*DIRECTIONS FOR THIS TASK*: From the first line of the data below through the line bearing "(0,0) rectangle (550,660);", reproduce each line exactly; do not include pictures.

*RECORDED DATA*:

=====

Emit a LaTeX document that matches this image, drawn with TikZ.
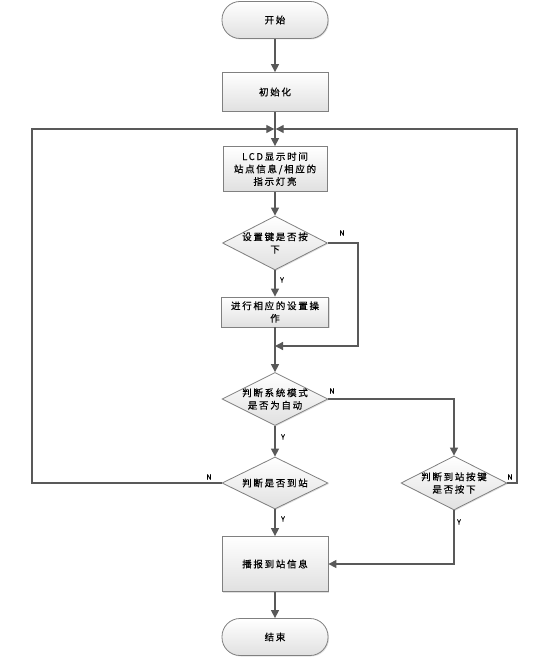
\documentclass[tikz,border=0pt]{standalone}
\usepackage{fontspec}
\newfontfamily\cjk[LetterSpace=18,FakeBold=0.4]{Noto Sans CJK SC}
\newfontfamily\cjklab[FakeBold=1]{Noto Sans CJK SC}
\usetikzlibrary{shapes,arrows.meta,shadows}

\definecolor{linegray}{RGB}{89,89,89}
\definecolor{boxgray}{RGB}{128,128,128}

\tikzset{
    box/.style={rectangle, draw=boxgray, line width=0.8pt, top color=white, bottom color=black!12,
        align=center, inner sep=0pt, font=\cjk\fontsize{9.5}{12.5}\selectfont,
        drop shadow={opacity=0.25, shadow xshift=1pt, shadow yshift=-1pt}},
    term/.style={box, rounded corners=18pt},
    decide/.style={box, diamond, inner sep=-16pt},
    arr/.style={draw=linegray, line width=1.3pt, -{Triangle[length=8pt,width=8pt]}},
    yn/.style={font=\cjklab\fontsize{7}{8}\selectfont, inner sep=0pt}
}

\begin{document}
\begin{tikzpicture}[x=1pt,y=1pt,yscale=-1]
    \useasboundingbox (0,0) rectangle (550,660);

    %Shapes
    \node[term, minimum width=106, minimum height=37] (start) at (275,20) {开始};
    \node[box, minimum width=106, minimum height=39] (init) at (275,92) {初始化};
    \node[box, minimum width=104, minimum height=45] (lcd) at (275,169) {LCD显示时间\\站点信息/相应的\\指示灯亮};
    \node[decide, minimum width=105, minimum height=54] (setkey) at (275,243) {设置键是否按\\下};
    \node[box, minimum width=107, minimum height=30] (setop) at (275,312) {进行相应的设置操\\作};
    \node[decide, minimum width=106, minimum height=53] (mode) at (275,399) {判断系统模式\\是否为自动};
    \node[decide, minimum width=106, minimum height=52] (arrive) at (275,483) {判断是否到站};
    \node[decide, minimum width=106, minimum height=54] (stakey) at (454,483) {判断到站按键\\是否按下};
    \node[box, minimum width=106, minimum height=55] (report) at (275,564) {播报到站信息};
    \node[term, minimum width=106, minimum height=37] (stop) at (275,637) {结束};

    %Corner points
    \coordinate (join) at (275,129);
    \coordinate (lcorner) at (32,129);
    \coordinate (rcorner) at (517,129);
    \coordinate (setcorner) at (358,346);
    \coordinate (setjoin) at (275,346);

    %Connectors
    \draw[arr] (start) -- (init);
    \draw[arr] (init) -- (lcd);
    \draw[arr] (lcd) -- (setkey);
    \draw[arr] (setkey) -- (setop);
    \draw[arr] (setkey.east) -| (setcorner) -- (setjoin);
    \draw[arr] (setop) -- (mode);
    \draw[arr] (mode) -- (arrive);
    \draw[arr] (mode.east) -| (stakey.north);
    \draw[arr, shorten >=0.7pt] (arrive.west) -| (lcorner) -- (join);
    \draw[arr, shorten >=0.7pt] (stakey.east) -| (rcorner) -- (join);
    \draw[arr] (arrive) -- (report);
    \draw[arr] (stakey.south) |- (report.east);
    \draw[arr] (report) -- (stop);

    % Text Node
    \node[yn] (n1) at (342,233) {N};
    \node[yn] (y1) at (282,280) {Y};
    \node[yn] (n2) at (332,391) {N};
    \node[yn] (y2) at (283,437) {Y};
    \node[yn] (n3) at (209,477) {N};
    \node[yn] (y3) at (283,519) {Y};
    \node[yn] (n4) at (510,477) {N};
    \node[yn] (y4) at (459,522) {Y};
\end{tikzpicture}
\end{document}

=====

*TASK ANSWER*:
Emit a LaTeX document that matches this image, drawn with TikZ.
\documentclass[tikz,border=0pt]{standalone}
\usepackage{fontspec}
\newfontfamily\cjk[LetterSpace=18,FakeBold=0.4]{Noto Sans CJK SC}
\newfontfamily\cjklab[FakeBold=1]{Noto Sans CJK SC}
\usetikzlibrary{shapes,arrows.meta,shadows}

\definecolor{linegray}{RGB}{89,89,89}
\definecolor{boxgray}{RGB}{128,128,128}

\tikzset{
    box/.style={rectangle, draw=boxgray, line width=0.8pt, top color=white, bottom color=black!12,
        align=center, inner sep=0pt, font=\cjk\fontsize{9.5}{12.5}\selectfont,
        drop shadow={opacity=0.25, shadow xshift=1pt, shadow yshift=-1pt}},
    term/.style={box, rounded corners=18pt},
    decide/.style={box, diamond, inner sep=-16pt},
    arr/.style={draw=linegray, line width=1.3pt, -{Triangle[length=8pt,width=8pt]}},
    yn/.style={font=\cjklab\fontsize{7}{8}\selectfont, inner sep=0pt}
}

\begin{document}
\begin{tikzpicture}[x=1pt,y=1pt,yscale=-1]
    \useasboundingbox (0,0) rectangle (550,660);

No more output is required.